Da wurde ein europäisches Unternehmen mit einer bereits fertig ausgereiften Technologie aus dem Serienbau vorstellig, mit der man Kühlwasser aus dem nahe gelegenen Meer über ein gigantisches „Storchenschnabel-Faltrohrsystem“ sicher, kontinuierlich und über grosse Distanzen auf den Punkt genau an den Einsatzort bringen konnte. So wurde das Wasser für die Kühlung der Reaktor-Brennstäbe mit der Präzision eines Seziermessers in die explodierten Reaktoren injiziert, um den Super-Gau zu verhindern. Das Knowhow kam aus Deutschland. Die mittelständische Firma Putzmeister mit ihrer patentgeschützten Kernkompetenz rund um einzigartige Betonpumpen lieferte ein weltweit konkurrenzloses Produkt und bekam mit der Inbetriebnahme ihrer einzigartigen Technik in Fukushima tausende kostenloser TV-Auftritte zu besten Nachrichten-Sendezeiten, rund um den Globus.

Putzmeisters Zeit als eigenständiges Maschinenbauunternehmen im schwäbischen Städtchen Aichtal neigte sich dank dieser „globalen Werbekampagne“ mit grosser Vehemenz ihrem Ende zu. Weltkonzerne leckten sich bereits bei den Übertragungen der Unheil-Nachrichten aus Fukushima genüsslich über die Lippen beim Anblick dieses leckeren Hightech-Häppchens und setzten die deutsche Firma Putzmeister auf ihre Shopping-Liste. Als ernsthaftester Interessent entpuppte sich schnell der in Südchina ansässige Baumaschinen-Riese Sany. Der Deal ging mit atemberaubender Geschwindigkeit über die Bühne.

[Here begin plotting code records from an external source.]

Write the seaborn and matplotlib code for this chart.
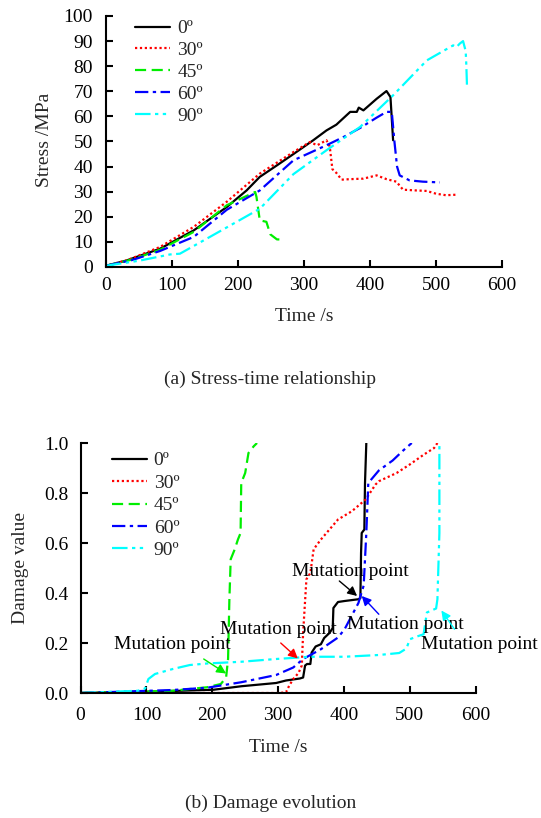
import matplotlib
matplotlib.use("Agg")
import matplotlib.pyplot as plt
import seaborn as sns
import pandas as pd

# ---------------- data ----------------
labels = ["0º", "30º", "45º", "60º", "90º"]

# (a) stress-time
t0 = [0, 30, 82, 133, 183, 213, 233, 259, 284, 314, 334, 349, 370, 380, 383, 390, 410, 425, 431, 435]
s0 = [0.5, 2.5, 7.3, 14.6, 23.9, 30.5, 35.9, 40.5, 45, 50.5, 54.4, 56.7, 61.8, 61.8, 63.5, 62.4, 67, 70.1, 67.7, 50.5]

t30 = [0, 32, 82, 133, 183, 233, 284, 309, 320, 334, 339, 343, 349, 357, 370, 390, 410, 425, 440, 450, 470, 486, 500, 515, 531]
s30 = [0.5, 2.7, 8, 16, 26, 37.2, 45.8, 49.8, 48.5, 50.5, 48, 39, 37.5, 34.8, 35, 35.2, 36.5, 35, 34, 30.8, 30.5, 30.3, 29.2, 28.6, 28.8]

t45 = [0, 40, 82, 133, 183, 226, 228, 233, 243, 249, 259, 271]
s45 = [0.5, 3, 6.9, 14, 24.6, 29.9, 27.9, 18.6, 18, 13, 11, 10.9]

t60 = [0, 40, 82, 133, 183, 233, 284, 334, 360, 385, 410, 425, 433, 437, 441, 445, 460, 480, 506]
s60 = [0.5, 2.8, 6.4, 12, 22.8, 30.5, 42.5, 48.5, 51.8, 55.4, 59.5, 61.8, 61.8, 50, 40, 36.5, 34.5, 34, 33.7]

t90 = [0, 50, 97, 112, 148, 198, 233, 284, 334, 385, 435, 486, 526, 531, 536, 541, 545, 546, 547]
s90 = [0.5, 2.5, 5, 5.3, 10.6, 18, 23.2, 37, 46.5, 55.8, 68.4, 82.3, 88.3, 87.6, 89, 90, 86, 80, 71.7]

# (b) damage evolution
d0_t = [0, 100, 202, 244, 297, 312, 333, 338, 341, 344, 349, 351, 357, 365, 370, 378, 383, 384, 391, 401, 422, 425, 426, 427, 431, 432, 434]
d0 = [0, 0.005, 0.013, 0.027, 0.04, 0.05, 0.058, 0.062, 0.11, 0.116, 0.116, 0.162, 0.186, 0.195, 0.22, 0.24, 0.26, 0.34, 0.364, 0.368, 0.375, 0.38, 0.56, 0.64, 0.654, 0.84, 1.0]

d30_t = [0, 100, 200, 302, 312, 317, 323, 331, 336, 338, 343, 349, 354, 365, 380, 391, 412, 433, 448, 453, 480, 500, 521, 537, 542]
d30 = [0, 0, 0, 0, 0.003, 0.03, 0.056, 0.08, 0.11, 0.24, 0.455, 0.48, 0.575, 0.614, 0.66, 0.694, 0.727, 0.774, 0.834, 0.847, 0.88, 0.914, 0.953, 0.98, 1.0]

d45_t = [0, 87, 140, 192, 213, 221, 224, 226, 228, 234, 239, 243, 244, 250, 255, 263, 268]
d45 = [0, 0.005, 0.009, 0.023, 0.036, 0.062, 0.136, 0.375, 0.535, 0.574, 0.614, 0.64, 0.84, 0.88, 0.96, 0.987, 1.0]

d60_t = [0, 140, 192, 244, 297, 323, 338, 365, 391, 401, 422, 430, 434, 437, 453, 474, 490, 503]
d60 = [0, 0.012, 0.021, 0.043, 0.072, 0.102, 0.136, 0.175, 0.222, 0.255, 0.36, 0.43, 0.64, 0.84, 0.89, 0.93, 0.97, 1.0]

d90_t = [0, 87, 98, 103, 113, 140, 166, 192, 244, 297, 349, 401, 453, 484, 495, 500, 511, 521, 526, 540, 542, 545, 545]
d90 = [0, 0.009, 0.018, 0.056, 0.076, 0.096, 0.112, 0.118, 0.125, 0.136, 0.145, 0.145, 0.152, 0.16, 0.178, 0.215, 0.226, 0.235, 0.322, 0.338, 0.375, 0.64, 1.0]

x_ticks = [0, 100, 200, 300, 400, 500, 600]
stress_ticks = [0, 10, 20, 30, 40, 50, 60, 70, 80, 90, 100]
damage_ticks = [0.0, 0.2, 0.4, 0.6, 0.8, 1.0]
annot_text = "Mutation point"

# ---------------- style ----------------
sns.set_theme(style="ticks")
plt.rcParams["font.family"] = ["Liberation Serif", "DejaVu Serif"]
FS = 14

colors = ["black", "#ff0000", "#00ee00", "#0000ff", "#00ffff"]
styles = ["-", (0, (1, 1.2)), (0, (5, 2.5)), (0, (6, 2, 1.5, 2)), (0, (7, 2, 1.5, 2, 1.5, 2))]

fig = plt.figure(figsize=(5.41, 8.18), dpi=100)
ax1 = fig.add_axes([106 / 541, 1 - 267 / 818, 396 / 541, 251 / 818])
ax2 = fig.add_axes([80.6 / 541, 1 - 693 / 818, 395 / 541, 250 / 818])


def draw(ax, series):
    for (tx, vy), lab, c, ls in zip(series, labels, colors, styles):
        df = pd.DataFrame({"t": tx, "v": vy})
        sns.lineplot(data=df, x="t", y="v", ax=ax, sort=False, estimator=None,
                     color=c, linestyle=ls, linewidth=1.6, label=lab)


def style_axes(ax, xpad, ypad):
    for sp in ["top", "right"]:
        ax.spines[sp].set_visible(False)
    for sp in ["left", "bottom"]:
        ax.spines[sp].set_linewidth(1.5)
        ax.spines[sp].set_color("black")
    ax.tick_params(direction="in", length=5, width=1.5, labelsize=FS, colors="black")
    ax.tick_params(axis="x", pad=xpad)
    ax.tick_params(axis="y", pad=ypad)
    ax.set_xticks(x_ticks)
    ax.set_xlim(0, 600)


draw(ax1, [(t0, s0), (t30, s30), (t45, s45), (t60, s60), (t90, s90)])
style_axes(ax1, 7.5, 9.5)
ax1.set_yticks(stress_ticks)
ax1.set_ylim(0, 100)
ax1.set_xlabel("Time /s", fontsize=FS)
ax1.set_ylabel("Stress /MPa", fontsize=FS)
ax1.xaxis.set_label_coords(0.5, -0.198)
ax1.yaxis.set_label_coords(-0.155, 0.506)
ax1.xaxis.label.set_va("center")
ax1.yaxis.label.set_va("center")
ax1.legend(loc="upper left", bbox_to_anchor=(0.03, 1.055), frameon=False, fontsize=FS,
           handlelength=1.8, labelspacing=0.22, handletextpad=0.35)

draw(ax2, [(d0_t, d0), (d30_t, d30), (d45_t, d45), (d60_t, d60), (d90_t, d90)])
style_axes(ax2, 10, 8.5)
ax2.set_yticks(damage_ticks)
ax2.set_yticklabels([f"{v:.1f}" for v in damage_ticks])
ax2.set_ylim(0, 1.0)
ax2.set_xlabel("Time /s", fontsize=FS)
ax2.set_ylabel("Damage value", fontsize=FS)
ax2.xaxis.set_label_coords(0.5, -0.216)
ax2.yaxis.set_label_coords(-0.152, 0.5)
ax2.xaxis.label.set_va("center")
ax2.yaxis.label.set_va("center")
ax2.legend(loc="upper left", bbox_to_anchor=(0.035, 1.035), frameon=False, fontsize=FS,
           handlelength=1.8, labelspacing=0.25, handletextpad=0.35)

# annotations: (text pos, arrow tail, arrow head, colour)
ann = [
    ((140, 0.195), (187, 0.136), (221, 0.078), colors[2]),
    ((300, 0.255), (304, 0.200), (330, 0.138), colors[1]),
    ((410, 0.488), (393, 0.448), (420, 0.388), colors[0]),
    ((494, 0.275), (453, 0.315), (427, 0.388), colors[3]),
    ((605, 0.195), (568, 0.255), (548, 0.330), colors[4]),
]
for (tp, tail, head, c) in ann:
    ax2.text(tp[0], tp[1], annot_text, fontsize=FS, ha="center", va="center",
             color="black", clip_on=False)
    ax2.annotate("", xy=head, xytext=tail,
                 arrowprops=dict(arrowstyle="-|>", color=c, lw=1.0, mutation_scale=14,
                                 shrinkA=0, shrinkB=0))

fig.text(0.5, 1 - 379 / 818, "(a) Stress-time relationship", ha="center", va="center", fontsize=FS)
fig.text(0.5, 1 - 803 / 818, "(b) Damage evolution", ha="center", va="center", fontsize=FS)

fig.savefig("out.png", dpi=100)
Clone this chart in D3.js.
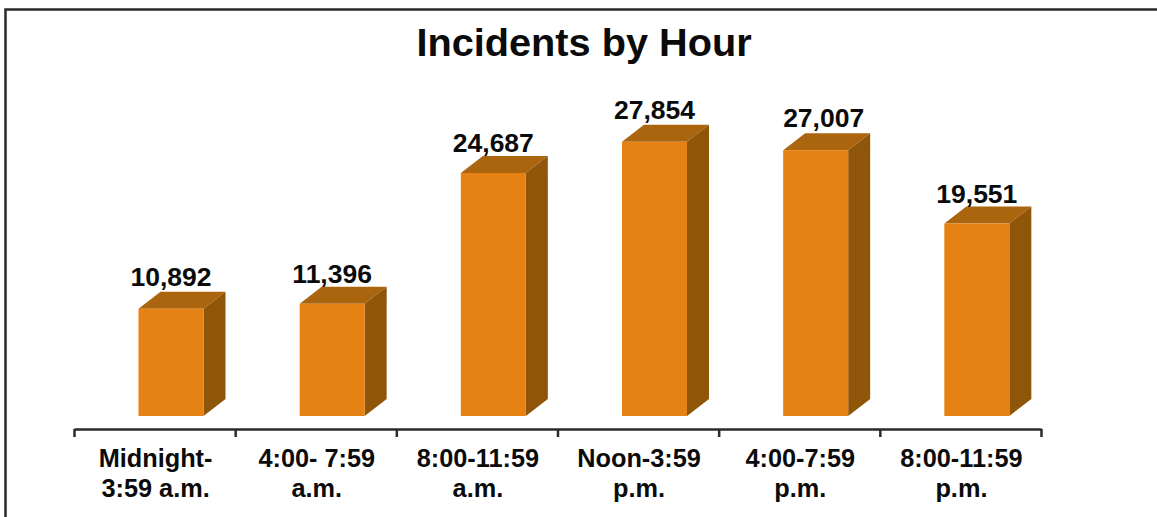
<!DOCTYPE html>
<html>
<head>
<meta charset="utf-8">
<script src="https://cdn.jsdelivr.net/npm/d3@7"></script>
<style>
  html, body { margin: 0; padding: 0; background: #fff; overflow: hidden; }
  text { font-family: "Liberation Sans", Arial, sans-serif; font-weight: bold; fill: #0b0b0b; }
</style>
</head>
<body>
<script>
const categories = ["Midnight-3:59 a.m.", "4:00-7:59 a.m.", "8:00-11:59 a.m.", "Noon-3:59 p.m.", "4:00-7:59 p.m.", "8:00-11:59 p.m."];
const tickLines = [["Midnight-", "3:59 a.m."], ["4:00- 7:59", "a.m."], ["8:00-11:59", "a.m."], ["Noon-3:59", "p.m."], ["4:00-7:59", "p.m."], ["8:00-11:59", "p.m."]];
const incidents = [10892, 11396, 24687, 27854, 27007, 19551];

const w = 1157, h = 517;
const barW = 65, depthX = 22, depthY = 17;   // front face and 3d offset
const barShift = 64.5;                       // front face starts this far into the band

const svg = d3.select("body").append("svg")
    .attr("width", w)
    .attr("height", h)
    .style("display", "block");

// frame, only top and left are in the picture
svg.append("path")
    .attr("d", "M5.5,517V9.5H1157")
    .attr("fill", "none")
    .attr("stroke", "#2a2a2a")
    .attr("stroke-width", 2.5);

svg.append("text")
    .attr("x", 584)
    .attr("y", 56)
    .attr("text-anchor", "middle")
    .style("font-size", "39.7px")
    .text("Incidents by Hour");

const x = d3.scaleBand().domain(categories).range([74, 1041]);
const y = d3.scaleLinear().domain([0, 30000]).range([416, 120.7]);
const edge = d3.scaleLinear().domain([0, categories.length]).range([74, 1041]);

const axis = d3.axisBottom(edge)
    .tickValues(d3.range(categories.length + 1))
    .tickFormat("")
    .tickSize(8)
    .tickSizeOuter(0);

const gAxis = svg.append("g")
    .attr("transform", "translate(0,429)")
    .call(axis);
gAxis.selectAll("path, line").attr("stroke", "#2a2a2a").attr("stroke-width", 2.5);

const bars = svg.selectAll(".bar")
    .data(incidents)
    .enter().append("g")
    .attr("class", "bar");

const left = (d, i) => x(categories[i]) + barShift;

// top face
bars.append("path")
    .attr("fill", "#ab650f")
    .attr("d", (d, i) => {
      const l = left(d, i), t = y(d);
      return `M${l},${t}l${depthX},${-depthY}h${barW}l${-depthX},${depthY}z`;
    });

// side face
bars.append("path")
    .attr("fill", "#8f5509")
    .attr("d", (d, i) => {
      const r = left(d, i) + barW, t = y(d), b = y(0);
      return `M${r},${t}l${depthX},${-depthY}V${b - depthY}l${-depthX},${depthY}z`;
    });

// front face
bars.append("rect")
    .attr("fill", "#e58213")
    .attr("x", left)
    .attr("y", d => y(d))
    .attr("width", barW)
    .attr("height", d => y(0) - y(d));

// hand placed in the original: fifth label off centre, some sit lower on the bar
const labelDx = i => (i === 4 ? 8 : 0);
const labelDy = i => ([1, 2, 5].includes(i) ? -20.5 : -23);

svg.selectAll(".value")
    .data(incidents)
    .enter().append("text")
    .attr("class", "value")
    .attr("x", (d, i) => left(d, i) + barW / 2 + labelDx(i))
    .attr("y", (d, i) => y(d) + labelDy(i))
    .attr("text-anchor", "middle")
    .style("font-size", "26.5px")
    .text(d3.format(","));

const labels = svg.selectAll(".tick-label")
    .data(tickLines)
    .enter().append("text")
    .attr("class", "tick-label")
    .attr("text-anchor", "middle")
    .style("font-size", "25.3px");

labels.selectAll("tspan")
    .data((d, i) => d.map(t => ({ t, i })))
    .enter().append("tspan")
    .attr("x", d => x(categories[d.i]) + x.bandwidth() / 2 + 1)
    .attr("y", (d, j) => 467 + j * 30)
    .text(d => d.t);
</script>
</body>
</html>
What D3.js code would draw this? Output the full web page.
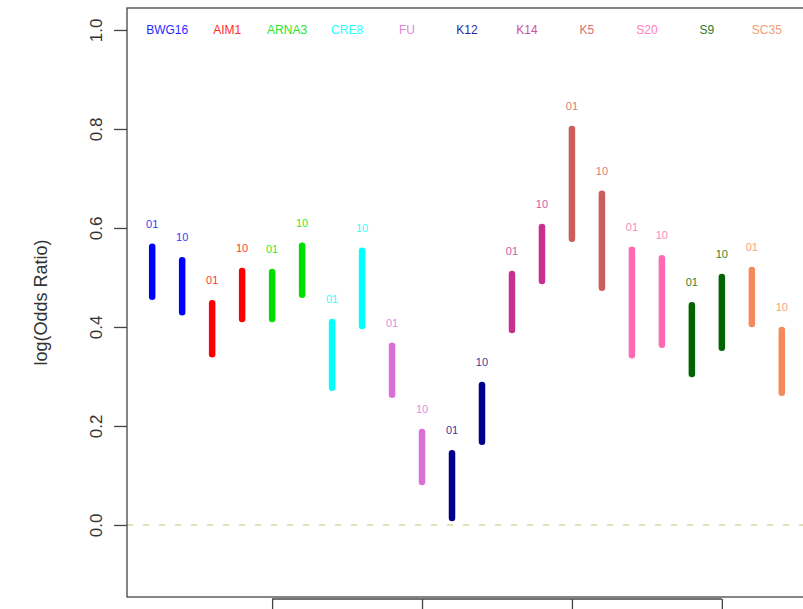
<!DOCTYPE html>
<html>
<head>
<meta charset="utf-8">
<script src="https://cdn.jsdelivr.net/npm/d3@7"></script>
<style>
  body { margin: 0; background: #fff; }
  svg { display: block; font-family: "Liberation Sans", Arial, Helvetica, sans-serif; }
</style>
</head>
<body>
<div id="chart"></div>
<script>

// Groups (legend labels) and their colours
const groups = ['BWG16','AIM1','ARNA3','CRE8','FU','K12','K14','K5','S20','S9','SC35']
const groupColors = ['#0000ff','#ff0000','#00e000','#00ffff','#da70d6','#00008b','#c8308f','#cd5c5c','#ff69b4','#006400','#f38a5c']

// Two sub-series per group
const subLabels = ['01','10']

// Interval ends, two per group (01 then 10)
const lowValues  = [0.461,0.430, 0.345,0.416, 0.416,0.465, 0.277,0.402, 0.263,0.087, 0.014,0.168,
                    0.394,0.493, 0.578,0.479, 0.343,0.364, 0.305,0.358, 0.406,0.267]
const highValues = [0.562,0.535, 0.448,0.513, 0.511,0.564, 0.410,0.554, 0.362,0.188, 0.145,0.283,
                    0.507,0.602, 0.800,0.669, 0.556,0.539, 0.444,0.501, 0.515,0.394]

const yTicks = [0, 0.2, 0.4, 0.6, 0.8, 1.0]
const xTicks = [5, 10, 15, 20]

var width = 803, height = 609
var box = {left: 127, right: 807, top: 8, bottom: 597}

// build one record per bar
var bars = lowValues.map((d,i)=>{
  return {
    x: i+1,
    lo: d,
    hi: highValues[i],
    label: subLabels[i%2],
    color: groupColors[Math.floor(i/2)]
  }
})

var xScale = d3.scaleLinear()
    .domain([0.16, 22.84])
    .range([box.left, box.right])

var yScale = d3.scaleLinear()
    .domain([-0.1455, 1.0444])
    .range([box.bottom, box.top])

var svg = d3.select('#chart').append('svg')
    .attr('width', width)
    .attr('height', height)

// zero reference line
svg.append('line')
    .attr('x1', box.left).attr('x2', box.right)
    .attr('y1', yScale(0)).attr('y2', yScale(0))
    .attr('stroke', '#dcd8a4')
    .attr('stroke-width', 1.6)
    .attr('stroke-dasharray', '6,10')

// bars
svg.append('g')
  .selectAll('line')
    .data(bars)
  .enter().append('line')
    .attr('x1', d=>xScale(d.x)).attr('x2', d=>xScale(d.x))
    .attr('y1', d=>yScale(d.lo)).attr('y2', d=>yScale(d.hi))
    .attr('stroke', d=>d.color)
    .attr('stroke-width', 6.5)
    .attr('stroke-linecap', 'round')

// 01 / 10 labels above bars
svg.append('g')
  .selectAll('text')
    .data(bars)
  .enter().append('text')
    .attr('x', d=>xScale(d.x))
    .attr('y', d=>yScale(d.hi) - 19)
    .attr('text-anchor', 'middle')
    .attr('font-size', '11px')
    .attr('fill', d=>d.color)
    .attr('opacity', 0.8)
    .text(d=>d.label)

// legend across the top, centred between each pair
svg.append('g')
  .selectAll('text')
    .data(groups)
  .enter().append('text')
    .attr('x', (d,i)=>xScale(i*2 + 1.5))
    .attr('y', 34)
    .attr('text-anchor', 'middle')
    .attr('font-size', '12px')
    .attr('fill', (d,i)=>groupColors[i])
    .attr('opacity', 0.85)
    .text(d=>d)

// plot box
svg.append('rect')
    .attr('x', box.left).attr('y', box.top)
    .attr('width', box.right - box.left)
    .attr('height', box.bottom - box.top)
    .attr('fill', 'none')
    .attr('stroke', '#444')
    .attr('stroke-width', 1.3)

// y axis
var yAxis = svg.append('g')
    .attr('transform', 'translate(' + box.left + ',0)')
    .call(d3.axisLeft(yScale).tickValues(yTicks).tickSize(13).tickFormat(d3.format('.1f')))
yAxis.select('.domain').remove()
yAxis.selectAll('line').attr('stroke', '#444').attr('stroke-width', 1.3)
yAxis.selectAll('text')
    .attr('x', 0).attr('y', -25).attr('dy', null)
    .attr('transform', 'rotate(-90)')
    .attr('text-anchor', 'middle')
    .attr('font-size', '17px')
    .attr('font-family', '"Liberation Sans", Arial, sans-serif')
    .attr('fill', '#333')

// x axis (labels fall outside the picture)
var xAxis = svg.append('g')
    .attr('transform', 'translate(0,' + (box.bottom + 2) + ')')
    .call(d3.axisBottom(xScale).tickValues(xTicks).tickSize(14).tickFormat(''))
xAxis.select('.domain').remove()
xAxis.selectAll('line').attr('stroke', '#444').attr('stroke-width', 1.3)
xAxis.append('line')
    .attr('x1', xScale(xTicks[0])).attr('x2', xScale(xTicks[xTicks.length-1]))
    .attr('stroke', '#444').attr('stroke-width', 1.3)

// y title
svg.append('text')
    .attr('transform', 'translate(47,' + ((box.top + box.bottom)/2) + ') rotate(-90)')
    .attr('text-anchor', 'middle')
    .attr('font-size', '18px')
    .attr('fill', '#333')
    .text('log(Odds Ratio)')

</script>
</body>
</html>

Bereits 32 Tage nach der vom Putzmeister-Management am Sany-Standort Changcha vorgetragenen Präsentation kam die spektakuläre Übernahme im Rahmen des Notariats-Termins bei der Frankfurter Anwaltskanzlei Sherman Sterling in „trockene Tücher“.

Der neue Eigentümer nimmt die Zukunft in die Hand

Wie lässt sich eine Übernahme vom Kaliber Putzmeister einordnen? Da es sich bei Putzmeister und Sany um Unternehmen mit durchaus komplementärer Struktur handelt, war diese Übernahme keinesfalls willkürlich. Es steht auch ausser Frage, dass die Spitzentechnologie aus Deutschland mit chinesischen Produktionskapazitäten und dem Zugang auf riesige, wenig gesättigte Märkte eine nicht von der Hand zu weisende Symbiose eingeht. Inwieweit sich bei diesem konkreten Übernahmebeispiel von einer „Win-Win“-Situation sprechen lässt, mag die Zukunft zeigen. Aus betriebswirtschaftlicher Sicht ist dieser Unternehmenskauf eine Investitionsentscheidung. Und „de jure“ beschreibt das in der Banken-Metropole Frankfurt am Main besiegelte Notariats-Dokument ein Vertragswerk, das zum einen den Kaufgegenstand – nämlich das zu erwerbende Unternehmen -, zum anderen den vom Käufer an den Verkäufer zu entrichtenden Kaufpreis von 360 Millionen Euro beschreibt.

Wo Licht ist, da ist auch Schatten. Und so nimmt es nicht Wunder, wenn ein Frankfurter Banker sein persönliches Resümee aus diesem Deal zieht: „Die haben wenigstens Kasse gemacht.“ Dabei dachte er sicherlich an die zahllosen Mittelständler, die viel Geld in Forschung und Entwicklung investieren, um beim nächsten internationalen Messetermin ihre eigenen Produkte ohne grössere Retuschen auf den Messeständen fernöstlicher Anbieter wieder zu finden.